BEGIN

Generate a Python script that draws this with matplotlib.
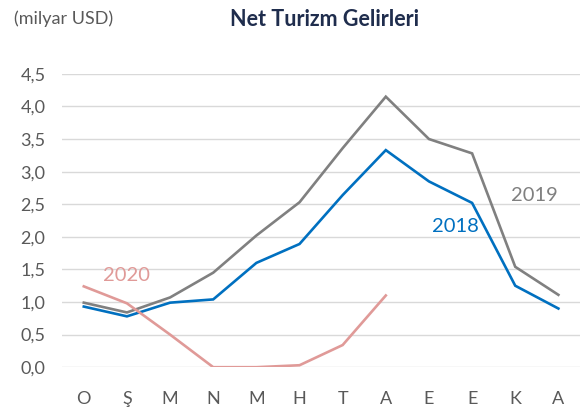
"""Net Turizm Gelirleri - line chart recreation."""

import matplotlib
matplotlib.use("Agg")
import matplotlib.pyplot as plt

months = ["O", "Ş", "M", "N", "M", "H", "T", "A", "E", "E", "K", "A"]
ticks_y = [0.0, 0.5, 1.0, 1.5, 2.0, 2.5, 3.0, 3.5, 4.0, 4.5]

y2019 = [0.99, 0.84, 1.07, 1.45, 2.02, 2.53, 3.36, 4.15, 3.50, 3.28, 1.54, 1.11]
y2018 = [0.93, 0.78, 0.99, 1.04, 1.60, 1.89, 2.64, 3.33, 2.85, 2.52, 1.25, 0.90]
y2020 = [1.24, 0.98, 0.50, 0.00, 0.00, 0.03, 0.34, 1.10]

GRAY = "#808080"
BLUE = "#0070C0"
PINK = "#E09A98"
TEXT = "#595959"

plt.rcParams["font.family"] = ["Lato", "DejaVu Sans"]

fig = plt.figure(figsize=(5.87, 4.08), dpi=100)
ax = fig.add_axes([0.106, 0.100, 0.882, 0.719])

x = list(range(len(months)))
line_opts = {"linewidth": 1.9, "solid_joinstyle": "miter"}
ax.plot(x, y2019, color=GRAY, **line_opts)
ax.plot(x, y2018, color=BLUE, **line_opts)
ax.plot(x[:len(y2020)], y2020, color=PINK, **line_opts)

ax.set_xlim(-0.5, len(months) - 0.5)
ax.set_ylim(0, 4.5)
ax.set_xticks(x)
ax.set_xticklabels(months)
ax.set_yticks(ticks_y)
ax.set_yticklabels([("%.1f" % v).replace(".", ",") for v in ticks_y])
ax.tick_params(length=0, labelsize=13, colors=TEXT, pad=12)
ax.tick_params(axis="x", pad=17)

ax.grid(axis="y", color="#D9D9D9", linewidth=1.0)
ax.set_axisbelow(True)
for side in ax.spines.values():
    side.set_visible(False)

ax.text(9.9, 2.64, "2019", color=GRAY, fontsize=14.5, va="center")
ax.text(8.08, 2.16, "2018", color=BLUE, fontsize=14.5, va="center")
ax.text(0.45, 1.41, "2020", color=PINK, fontsize=14.5, va="center")

fig.text(0.552, 0.951, "Net Turizm Gelirleri", ha="center", va="center",
         fontsize=15.5, weight="bold", color="#1F2D4D")
fig.text(0.024, 0.955, "(milyar USD)", ha="left", va="center",
         fontsize=13, color=TEXT)

fig.savefig("out.png", dpi=100)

END

* _To be done_
Reproduce the whole listing exactly, but not the images in it.

* _The result_
Generate a Python script that draws this with matplotlib.
"""Net Turizm Gelirleri - line chart recreation."""

import matplotlib
matplotlib.use("Agg")
import matplotlib.pyplot as plt

months = ["O", "Ş", "M", "N", "M", "H", "T", "A", "E", "E", "K", "A"]
ticks_y = [0.0, 0.5, 1.0, 1.5, 2.0, 2.5, 3.0, 3.5, 4.0, 4.5]

y2019 = [0.99, 0.84, 1.07, 1.45, 2.02, 2.53, 3.36, 4.15, 3.50, 3.28, 1.54, 1.11]
y2018 = [0.93, 0.78, 0.99, 1.04, 1.60, 1.89, 2.64, 3.33, 2.85, 2.52, 1.25, 0.90]
y2020 = [1.24, 0.98, 0.50, 0.00, 0.00, 0.03, 0.34, 1.10]

GRAY = "#808080"
BLUE = "#0070C0"
PINK = "#E09A98"
TEXT = "#595959"

plt.rcParams["font.family"] = ["Lato", "DejaVu Sans"]

fig = plt.figure(figsize=(5.87, 4.08), dpi=100)
ax = fig.add_axes([0.106, 0.100, 0.882, 0.719])

x = list(range(len(months)))
line_opts = {"linewidth": 1.9, "solid_joinstyle": "miter"}
ax.plot(x, y2019, color=GRAY, **line_opts)
ax.plot(x, y2018, color=BLUE, **line_opts)
ax.plot(x[:len(y2020)], y2020, color=PINK, **line_opts)

ax.set_xlim(-0.5, len(months) - 0.5)
ax.set_ylim(0, 4.5)
ax.set_xticks(x)
ax.set_xticklabels(months)
ax.set_yticks(ticks_y)
ax.set_yticklabels([("%.1f" % v).replace(".", ",") for v in ticks_y])
ax.tick_params(length=0, labelsize=13, colors=TEXT, pad=12)
ax.tick_params(axis="x", pad=17)

ax.grid(axis="y", color="#D9D9D9", linewidth=1.0)
ax.set_axisbelow(True)
for side in ax.spines.values():
    side.set_visible(False)

ax.text(9.9, 2.64, "2019", color=GRAY, fontsize=14.5, va="center")
ax.text(8.08, 2.16, "2018", color=BLUE, fontsize=14.5, va="center")
ax.text(0.45, 1.41, "2020", color=PINK, fontsize=14.5, va="center")

fig.text(0.552, 0.951, "Net Turizm Gelirleri", ha="center", va="center",
         fontsize=15.5, weight="bold", color="#1F2D4D")
fig.text(0.024, 0.955, "(milyar USD)", ha="left", va="center",
         fontsize=13, color=TEXT)

fig.savefig("out.png", dpi=100)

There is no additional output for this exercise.